Friday, July 21, 2006

Los Angeles: A Troubled Entry

LA was incredibly fun and and we spent our nights wisely and productively having Shonde-fied adventures (see LA tourism entry for details).

However, we didn't play our LA show. We had been really excited about it - it was a bill of queer local bands, and we'd never played LA (well, technically, Long Beach) before. It had also been a day or two since our last show, so we were ready to perform. We piled into the van and 45 minutes later pulled up to the venue - a local family restaurant and bar.

As we pulled up, we registered the restaurant’s 'Old West' theme, conveyed by a mural across the front/outside wall; we all took note of the racist, stylized image of an 'Old West Indian' (naked, kneeling, with war paint, etc.), and were really troubled. We weren't entirely surprised, of course, because racist images of indigenous people and appropriated aspects of indigenous culture are incredibly common, and the normalization of these images are part of what makes that particular kind of racism function.

We stood by the van talking for a while, mostly to think through the implications of playing and of not playing. It became really clear that there was no 'good' thing to do - not playing, at a very basic level, felt like sticking to an anti-racist bottom-line in some important ways: 1) we obviously don’t want to support businesses that cavalierly invoke genocide to create a retro ‘old west’ aesthetic. 2) But also in many white-dominated, subcultural spaces (including queer spaces), there's often a tacit consent to racism/racist imagery/cultural appropriation, often in the interest of kitsch value, camp or humor. As white people entering that space, there was no question that we needed to undermine the normalization of the imagery in some way. There’s also often an implicit/not so implicit classism in that kind of kitsch- like isn’t it funny to come to this white working class or lower middle-class bar or restaurant where there’s this funny racist stuff that “we” don’t normally see.

On the other hand, playing the show would provide an opportunity to have a conversation (in a different way than if we weren't playing) about the image (and what it represents) in that space, a space where we were passing through, and a space we had no relationship with. Playing would mean starting a relationship with a seemingly really vibrant LA queer community; nonetheless playing would be, at some level, an implied consent to having a “radical” show in that space, and that felt totally unacceptable to us.

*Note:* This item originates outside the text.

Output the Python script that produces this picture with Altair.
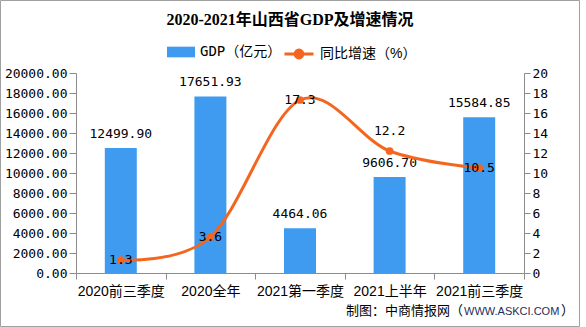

We spent some time talking with people in the other bands, getting into questions about what it would mean for a non-local band to vocally take on racist imagery at a local space, versus what it would mean for them, as local acts, to take it on. We talked about how if we were at home in Brooklyn and found ourselves in a similar situation with a venue, we'd take it on with the space and with our community. They talked to us about how the restaurant was one of the few good show spaces in town, and that the evening's show was one of the first (and few) queer and feminist events to happen there. As we continued to talk with the bands both inside the space and in the parking lot, something started to happen. The conversation intensified and people talked about what challenging and calling out that racism would mean for them, as locals. People also talked about the work they are doing to make space for women and queers making music, particularly at this venue, and the representative weight of us not playing the show. We want to support that work, and they began talking about what it would mean for them to challenge racism as part of the space they were creating. It was a hard scene to walk away from - charged with anger and ideas in a way that felt really productive.

Throughout tour we have been talking about the privilege of mobility and of traveling across the country - a country none of the four of us have ever seen this much of, and yet in many ways are accountable for and to. There is no way to slide through the U.S. as a privileged band on tour with *any* kind of consciousness (let alone explicitly radical politics) and not deal with questions like this one.

So we're very committed to continuing this conversation with the bands we were supposed to play with in LA. We're also committed - as we have been, but in a way that's reinforced by this concrete experience - to being really conscious about what spaces we play, how we interact with those spaces, and how we maintain an anti-racist bottom line in our creative work that is both unwavering and has the ability to open up space for conversation about what that really means. Cause after all, as one of the other band members there reminded us, racist and classist and misogynist and homophobic shit happens in all kinds of art and food and community spaces - and though that may seem a little obvious to anyone who's either thought about or experienced it, it's crucial to remember that fact, and to keep it visible.